Written exercise: Take the material below and retype it in full; pictures are left out.

Data block:
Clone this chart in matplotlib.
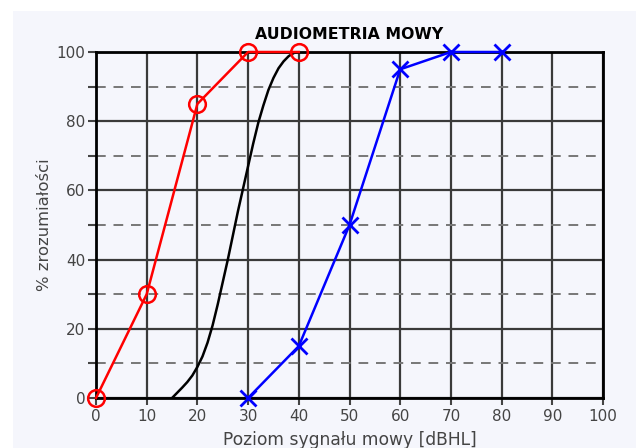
import matplotlib
matplotlib.use("Agg")
import matplotlib.pyplot as plt
from matplotlib.patches import Rectangle

plt.rcParams['font.family'] = ['DejaVu Sans']

# red curve (circles)
red_x = [0, 10, 20, 30, 40]
red_y = [0, 30, 85, 100, 100]

# blue curve (crosses)
blue_x = [30, 40, 50, 60, 70, 80]
blue_y = [0, 15, 50, 95, 100, 100]

# black reference curve
ref_x = [15, 16, 17, 18, 19, 20, 21, 22, 23, 24, 25, 26, 27, 28, 29,
         30, 31, 32, 33, 34, 35, 36, 37, 38, 39, 40]
ref_y = [0, 1.5, 3, 4.6, 6.5, 9, 12, 16, 21, 27, 33.5, 40, 47, 54, 60.5,
         67, 73.5, 79.5, 84.5, 89, 92.5, 95.3, 97.3, 98.8, 99.7, 100]

x_ticks = list(range(0, 101, 10))
y_ticks = list(range(0, 101, 20))
y_dashed = [10, 30, 50, 70, 90]

bg = '#f5f6fc'
W, H = 636, 448

fig = plt.figure(figsize=(W / 100, H / 100), dpi=100)
fig.patch.set_facecolor('white')
fig.patches.append(Rectangle((13 / W, 0), 1, 1 - 11 / H, transform=fig.transFigure,
                             facecolor=bg, edgecolor='none', zorder=-10))

ax = fig.add_axes([96 / W, 1 - 398 / H, (603 - 96) / W, (398 - 52) / H])
ax.set_facecolor(bg)
ax.set_xlim(0, 100)
ax.set_ylim(0, 100)

for x in x_ticks:
    ax.axvline(x, color='#3a3a3a', lw=1.6, zorder=1)
for y in y_ticks:
    ax.axhline(y, color='#3a3a3a', lw=1.6, zorder=1)
for y in y_dashed:
    ax.axhline(y, color='#777777', lw=1.4, ls=(0, (5, 4)), zorder=1)

ax.plot(ref_x, ref_y, color='black', lw=1.8, zorder=3)
ax.plot(red_x, red_y, color='red', lw=1.8, marker='o', ms=12, mfc='none',
        mec='red', mew=1.8, zorder=4, clip_on=False)
ax.plot(blue_x, blue_y, color='blue', lw=1.8, marker='x', ms=12,
        mew=2, zorder=4, clip_on=False)

for s in ax.spines.values():
    s.set_color('black')
    s.set_linewidth(2)

ax.set_xticks(x_ticks)
ax.set_yticks(y_ticks)
ax.set_yticks(y_dashed, minor=True)
ax.tick_params(axis='y', which='both', direction='out', length=6, width=1.5,
               colors='#444444', labelcolor='#444444', labelsize=11, pad=1.5)
ax.tick_params(axis='x', direction='out', length=5, width=1.5, colors='#444444',
               labelcolor='#444444', labelsize=11, pad=3)

ax.set_title('AUDIOMETRIA MOWY', fontsize=11.3, fontweight='bold', pad=9)
ax.set_xlabel('Poziom sygnału mowy [dBHL]', fontsize=12.3, color='#444444')
ax.set_ylabel('% zrozumiałości', fontsize=11.8, color='#444444')
ax.xaxis.set_label_coords(0.5, -0.095)
ax.yaxis.set_label_coords(-0.087, 0.5)

fig.savefig('out.png', dpi=100, facecolor=fig.get_facecolor())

Reply to the exercise:
Clone this chart in matplotlib.
import matplotlib
matplotlib.use("Agg")
import matplotlib.pyplot as plt
from matplotlib.patches import Rectangle

plt.rcParams['font.family'] = ['DejaVu Sans']

# red curve (circles)
red_x = [0, 10, 20, 30, 40]
red_y = [0, 30, 85, 100, 100]

# blue curve (crosses)
blue_x = [30, 40, 50, 60, 70, 80]
blue_y = [0, 15, 50, 95, 100, 100]

# black reference curve
ref_x = [15, 16, 17, 18, 19, 20, 21, 22, 23, 24, 25, 26, 27, 28, 29,
         30, 31, 32, 33, 34, 35, 36, 37, 38, 39, 40]
ref_y = [0, 1.5, 3, 4.6, 6.5, 9, 12, 16, 21, 27, 33.5, 40, 47, 54, 60.5,
         67, 73.5, 79.5, 84.5, 89, 92.5, 95.3, 97.3, 98.8, 99.7, 100]

x_ticks = list(range(0, 101, 10))
y_ticks = list(range(0, 101, 20))
y_dashed = [10, 30, 50, 70, 90]

bg = '#f5f6fc'
W, H = 636, 448

fig = plt.figure(figsize=(W / 100, H / 100), dpi=100)
fig.patch.set_facecolor('white')
fig.patches.append(Rectangle((13 / W, 0), 1, 1 - 11 / H, transform=fig.transFigure,
                             facecolor=bg, edgecolor='none', zorder=-10))

ax = fig.add_axes([96 / W, 1 - 398 / H, (603 - 96) / W, (398 - 52) / H])
ax.set_facecolor(bg)
ax.set_xlim(0, 100)
ax.set_ylim(0, 100)

for x in x_ticks:
    ax.axvline(x, color='#3a3a3a', lw=1.6, zorder=1)
for y in y_ticks:
    ax.axhline(y, color='#3a3a3a', lw=1.6, zorder=1)
for y in y_dashed:
    ax.axhline(y, color='#777777', lw=1.4, ls=(0, (5, 4)), zorder=1)

ax.plot(ref_x, ref_y, color='black', lw=1.8, zorder=3)
ax.plot(red_x, red_y, color='red', lw=1.8, marker='o', ms=12, mfc='none',
        mec='red', mew=1.8, zorder=4, clip_on=False)
ax.plot(blue_x, blue_y, color='blue', lw=1.8, marker='x', ms=12,
        mew=2, zorder=4, clip_on=False)

for s in ax.spines.values():
    s.set_color('black')
    s.set_linewidth(2)

ax.set_xticks(x_ticks)
ax.set_yticks(y_ticks)
ax.set_yticks(y_dashed, minor=True)
ax.tick_params(axis='y', which='both', direction='out', length=6, width=1.5,
               colors='#444444', labelcolor='#444444', labelsize=11, pad=1.5)
ax.tick_params(axis='x', direction='out', length=5, width=1.5, colors='#444444',
               labelcolor='#444444', labelsize=11, pad=3)

ax.set_title('AUDIOMETRIA MOWY', fontsize=11.3, fontweight='bold', pad=9)
ax.set_xlabel('Poziom sygnału mowy [dBHL]', fontsize=12.3, color='#444444')
ax.set_ylabel('% zrozumiałości', fontsize=11.8, color='#444444')
ax.xaxis.set_label_coords(0.5, -0.095)
ax.yaxis.set_label_coords(-0.087, 0.5)

fig.savefig('out.png', dpi=100, facecolor=fig.get_facecolor())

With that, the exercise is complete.